### YOUR INSTRUCTIONS
In the data below, locate the line containing "Convert this chart to matplotlib code." and the line containing "whisker_high = [3.75, 5.96, 8.42, 4.95]", then retype both and everything between them exactly. Pictures are not part of the copy.

···

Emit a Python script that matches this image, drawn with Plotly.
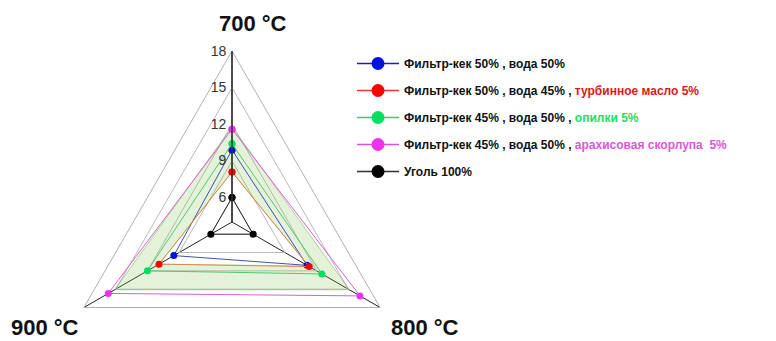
import plotly.graph_objects as go

categories = ['700 °C', '800 °C', '900 °C']
blue_vals = [9.9, 11.1, 9.5]
red_vals = [8.1, 11.3, 10.9]
green_vals = [10.4, 12.5, 12.0]
magenta_vals = [11.6, 16.1, 15.7]
black_vals = [6.0, 6.0, 6.0]
band_low = [8.1, 11.2, 10.9]
band_high = [11.8, 15.1, 15.1]
radial_ticks = [6, 9, 12, 15, 18]

names = [
    '<b>Фильтр-кек 50% , вода 50%</b>',
    '<b>Фильтр-кек 50% , вода 45% , <span style="color:#e01818">турбинное масло 5%</span></b>',
    '<b>Фильтр-кек 45% , вода 50% , <span style="color:#22dd66">опилки 5%</span></b>',
    '<b>Фильтр-кек 45% , вода 50% , <span style="color:#dd55dd">арахисовая скорлупа  5%</span></b>',
    '<b>Уголь 100%</b>',
]
series = [blue_vals, red_vals, green_vals, magenta_vals, black_vals]
line_cols = ['#4050b0', '#d8864a', '#50c870', '#d860d8', '#222222']
marker_cols = ['#0010e0', '#ff0000', '#00e060', '#ee33ee', '#000000']
legend_line_cols = ['#2020a0', '#ff3030', '#30d070', '#e050e0', '#333333']

W, H = 776, 400
cx, cy, R = 232, 222, 171


def closed(v):
    return list(v) + [v[0]]


th = closed(categories)
fig = go.Figure()

# shaded band
fig.add_trace(go.Scatterpolar(r=closed(band_low), theta=th, mode='lines',
                              line=dict(color='rgba(120,180,100,0.35)', width=1),
                              showlegend=False, hoverinfo='skip'))
fig.add_trace(go.Scatterpolar(r=closed(band_high), theta=th, mode='lines', fill='tonext',
                              fillcolor='rgba(140,200,90,0.24)',
                              line=dict(color='rgba(120,180,100,0.55)', width=1),
                              showlegend=False, hoverinfo='skip'))

for vals, lc, mc in zip(series, line_cols, marker_cols):
    fig.add_trace(go.Scatterpolar(r=closed(vals), theta=th, mode='lines+markers',
                                  line=dict(color=lc, width=1),
                                  marker=dict(color=mc, size=7),
                                  showlegend=False))

for i, (nm, lc, mc) in enumerate(zip(names, legend_line_cols, marker_cols)):
    fig.add_trace(go.Scatterpolar(r=[None], theta=[None], mode='lines+markers', name=nm,
                                  line=dict(color=lc, width=1.5),
                                  marker=dict(color=mc, size=13),
                                  legendgroup='g%d' % i, showlegend=True))

fig.update_layout(
    width=W, height=H,
    margin=dict(l=0, r=0, t=0, b=0),
    paper_bgcolor='white', plot_bgcolor='white',
    font=dict(family='Liberation Sans, Arial, sans-serif', color='#111'),
    polar=dict(
        domain=dict(x=[(cx - R) / W, (cx + R) / W], y=[(H - cy - R) / H, (H - cy + R) / H]),
        bgcolor='rgba(0,0,0,0)',
        gridshape='linear',
        radialaxis=dict(range=[4, 18], tickvals=radial_ticks, angle=90, tickangle=90,
                        side='counterclockwise', showline=True, linecolor='#333',
                        linewidth=1.5, gridcolor='#b8b8b8', gridwidth=1, ticks='',
                        tickfont=dict(size=14, color='#333')),
        angularaxis=dict(categoryorder='array', categoryarray=categories,
                         direction='clockwise', rotation=90, showticklabels=False,
                         ticks='', showline=True, linecolor='#b0b0b0', linewidth=1,
                         gridcolor='#222', gridwidth=1.2),
    ),
    legend=dict(x=352 / W, y=1 - 49 / H, xanchor='left', yanchor='top',
                font=dict(size=12, color='#111'), tracegroupgap=8,
                bgcolor='rgba(0,0,0,0)', itemwidth=42),
)

label_pos = [(253, 23), (425, 327), (45, 327)]
for cat, (px, py) in zip(categories, label_pos):
    fig.add_annotation(text='<b>%s</b>' % cat, x=px / W, y=1 - py / H, xref='paper', yref='paper',
                       showarrow=False, xanchor='center', yanchor='middle', borderpad=0,
                       font=dict(size=22, color='#111'))

fig.write_html('out.html', config={'displayModeBar': False},
               post_script="document.body.style.margin='0';document.body.style.overflow='hidden';")
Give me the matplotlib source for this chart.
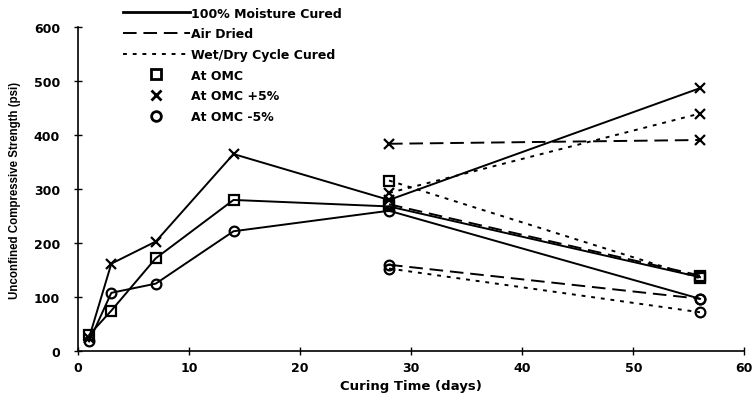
import matplotlib.pyplot as plt
from matplotlib.lines import Line2D

plt.rcParams['font.family'] = ['DejaVu Sans']
plt.rcParams['font.weight'] = 'bold'

# curing times (days)
days_full = [1, 3, 7, 14, 28, 56]
days_late = [28, 56]

# 100% moisture cured
moist_omc = [30, 75, 172, 280, 268, 137]
moist_plus = [25, 162, 203, 365, 280, 487]
moist_minus = [18, 108, 125, 222, 260, 97]

# air dried
air_omc = [272, 140]
air_plus = [384, 391]
air_minus = [160, 97]

# wet/dry cycle cured
wd_omc = [316, 135]
wd_plus = [293, 440]
wd_minus = [153, 72]

x_ticks = [0, 10, 20, 30, 40, 50, 60]
y_ticks = [0, 100, 200, 300, 400, 500, 600]

solid = '-'
dashed = (0, (7, 3.5))
dotted = (0, (2, 3))
lw = 1.4

fig = plt.figure(figsize=(7.53, 4.02), dpi=100)
ax = fig.add_axes([0.1036, 0.124, 0.885, 0.806])

def series(x, y, ls, marker):
    kw = dict(color='black', linestyle=ls, linewidth=lw, marker=marker,
              markersize=7, markeredgewidth=1.6, markerfacecolor='none',
              markeredgecolor='black')
    ax.plot(x, y, **kw)

series(days_full, moist_omc, solid, 's')
series(days_full, moist_plus, solid, 'x')
series(days_full, moist_minus, solid, 'o')
series(days_late, air_omc, dashed, 's')
series(days_late, air_plus, dashed, 'x')
series(days_late, air_minus, dashed, 'o')
series(days_late, wd_omc, dotted, 's')
series(days_late, wd_plus, dotted, 'x')
series(days_late, wd_minus, dotted, 'o')

ax.set_xlim(0, 60)
ax.set_ylim(0, 600)
ax.set_xticks(x_ticks)
ax.set_yticks(y_ticks)
ax.tick_params(direction='inout', length=6, width=1, labelsize=9, pad=4)
ax.tick_params(axis='y', pad=10)
for s in ['top', 'right']:
    ax.spines[s].set_visible(False)
for s in ['left', 'bottom']:
    ax.spines[s].set_linewidth(1.2)

ax.set_xlabel('Curing Time (days)', fontsize=9.5, fontweight='bold', labelpad=4)
ax.set_ylabel('Unconfined Compressive Strength (psi)', fontsize=8.3,
              fontweight='bold', labelpad=9, family='Liberation Sans')

handles = [
    Line2D([], [], color='black', linestyle=solid, linewidth=2),
    Line2D([], [], color='black', linestyle=dashed, linewidth=1.4),
    Line2D([], [], color='black', linestyle=dotted, linewidth=1.4),
    Line2D([], [], color='black', linestyle='none', marker='s', markersize=7,
           markerfacecolor='none', markeredgewidth=2),
    Line2D([], [], color='black', linestyle='none', marker='x', markersize=7,
           markeredgewidth=2),
    Line2D([], [], color='black', linestyle='none', marker='o', markersize=7,
           markerfacecolor='none', markeredgewidth=2),
]
labels = ['100% Moisture Cured', 'Air Dried', 'Wet/Dry Cycle Cured',
          'At OMC', 'At OMC +5%', 'At OMC -5%']
fig.legend(handles, labels, loc='upper left', bbox_to_anchor=(0.153, 1.0),
           frameon=False, handlelength=5.4, handletextpad=0.1,
           labelspacing=0.62, borderaxespad=0.2, prop={'weight': 'bold', 'size': 9})

fig.savefig('out.png', dpi=100)
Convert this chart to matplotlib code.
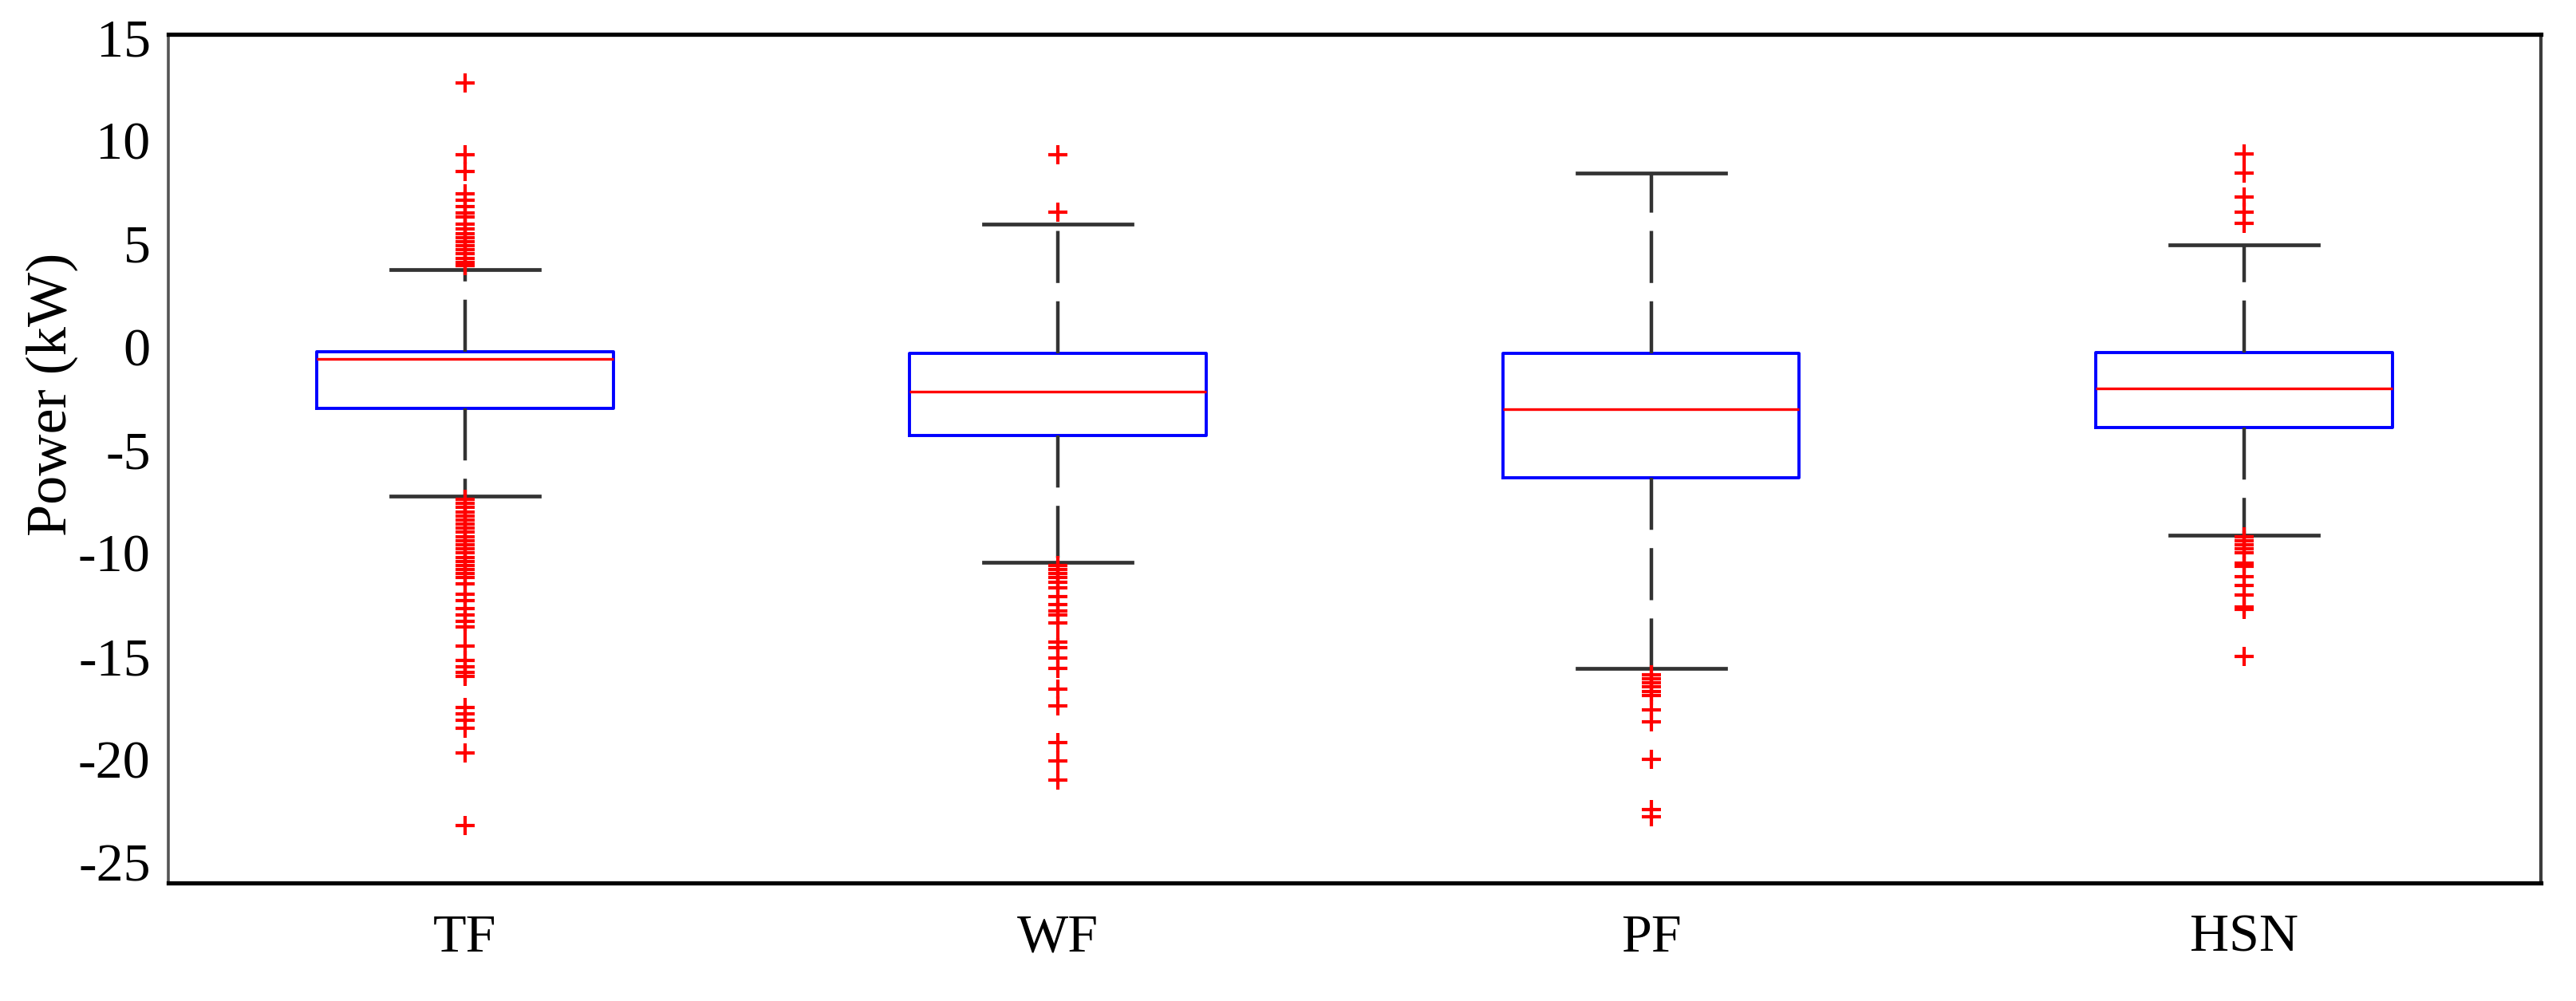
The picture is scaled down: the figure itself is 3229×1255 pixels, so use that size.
import matplotlib
matplotlib.use("Agg")
import matplotlib.pyplot as plt

# ---- data ----
categories = ["TF", "WF", "PF", "HSN"]
q1 = [-2.98, -4.29, -6.36, -3.90]
medians = [-0.58, -2.19, -3.01, -2.02]
q3 = [-0.26, -0.30, -0.30, -0.27]
whisker_low = [-7.26, -10.44, -15.61, -9.12]
whisker_high = [3.75, 5.96, 8.42, 4.95]

tf_fliers = [12.8, 9.3, 8.5, 7.4, 7.1, 6.8, 6.5, 6.3, 5.95, 5.7, 5.5, 5.3, 5.1,
             4.9, 4.7, 4.5, 4.3, 4.1, 3.95,
             -7.4, -7.6, -7.8, -8.0, -8.2, -8.4, -8.6, -8.8, -9.0, -9.2, -9.4,
             -9.6, -9.8, -10.0, -10.2, -10.4, -10.6, -10.8, -11.0, -11.2, -11.5,
             -12.0, -12.3, -12.7, -13.0, -13.3, -13.6, -14.5, -15.2, -15.5,
             -15.8, -16.0, -17.5, -17.8, -18.1, -18.5, -19.7, -23.2]
wf_fliers = [9.31, 6.53,
             -10.6, -10.8, -11.0, -11.2, -11.4, -11.7, -12.1, -12.5, -12.8,
             -13.0, -13.4, -14.3, -14.6, -15.1, -15.6, -16.6, -17.4, -19.2,
             -20.1, -21.0]
pf_fliers = [-15.9, -16.1, -16.3, -16.5, -16.7, -16.9, -17.6, -18.2, -20.0,
             -22.45, -22.8]
hsn_fliers = [9.34, 8.44, 7.28, 6.53, 5.97,
              -9.2, -9.4, -9.6, -9.8, -10.0, -10.5, -10.65, -11.15, -11.57,
              -12.02, -12.6, -12.75, -15.0]
fliers = [tf_fliers, wf_fliers, pf_fliers, hsn_fliers]

y_ticks = [-25, -20, -15, -10, -5, 0, 5, 10, 15]
y_label = "Power (kW)"

# ---- style ----
plt.rcParams["font.family"] = ["Liberation Serif", "DejaVu Serif"]
plt.rcParams["axes.unicode_minus"] = False
plt.rcParams["lines.scale_dashes"] = False

fig = plt.figure(figsize=(32.3, 12.55), dpi=100)
ax = fig.add_axes([0.0653, 0.1179, 0.9207, 0.8478])

stats = []
for i, name in enumerate(categories):
    stats.append(dict(label=name, q1=q1[i], med=medians[i], q3=q3[i],
                      whislo=whisker_low[i], whishi=whisker_high[i],
                      fliers=fliers[i]))

ax.bxp(stats, positions=range(1, len(categories) + 1), widths=0.5,
       showfliers=True, patch_artist=False, capwidths=0.25,
       boxprops=dict(color="blue", linewidth=2.8),
       medianprops=dict(color="red", linewidth=2.4),
       whiskerprops=dict(color="#333333", linewidth=3.2,
                         linestyle=(0, (47, 16.5))),
       capprops=dict(color="#333333", linewidth=3.4),
       flierprops=dict(marker="+", markeredgecolor="red", markersize=17,
                       markeredgewidth=3.0, linestyle="none"))

ax.set_xlim(0.5, 4.5)
ax.set_ylim(-26.0, 15.15)
ax.set_yticks(y_ticks)
ax.set_yticklabels([str(t) for t in y_ticks])
ax.tick_params(axis="both", length=0, labelsize=49)
ax.tick_params(axis="y", pad=16)
ax.tick_params(axis="x", pad=28)

ax.set_ylabel(y_label, fontsize=52)
ax.yaxis.set_label_coords(-0.038, 0.576)

for side, col, lw in [("top", "black", 3.8), ("bottom", "black", 3.8),
                      ("left", "#555555", 2.6), ("right", "#3c3c3c", 3.0)]:
    ax.spines[side].set_color(col)
    ax.spines[side].set_linewidth(lw)

fig.savefig("out.png", dpi=100, facecolor="white")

···

### RESULT OF THE TASK
Convert this chart to matplotlib code.
The picture is scaled down: the figure itself is 3229×1255 pixels, so use that size.
import matplotlib
matplotlib.use("Agg")
import matplotlib.pyplot as plt

# ---- data ----
categories = ["TF", "WF", "PF", "HSN"]
q1 = [-2.98, -4.29, -6.36, -3.90]
medians = [-0.58, -2.19, -3.01, -2.02]
q3 = [-0.26, -0.30, -0.30, -0.27]
whisker_low = [-7.26, -10.44, -15.61, -9.12]
whisker_high = [3.75, 5.96, 8.42, 4.95]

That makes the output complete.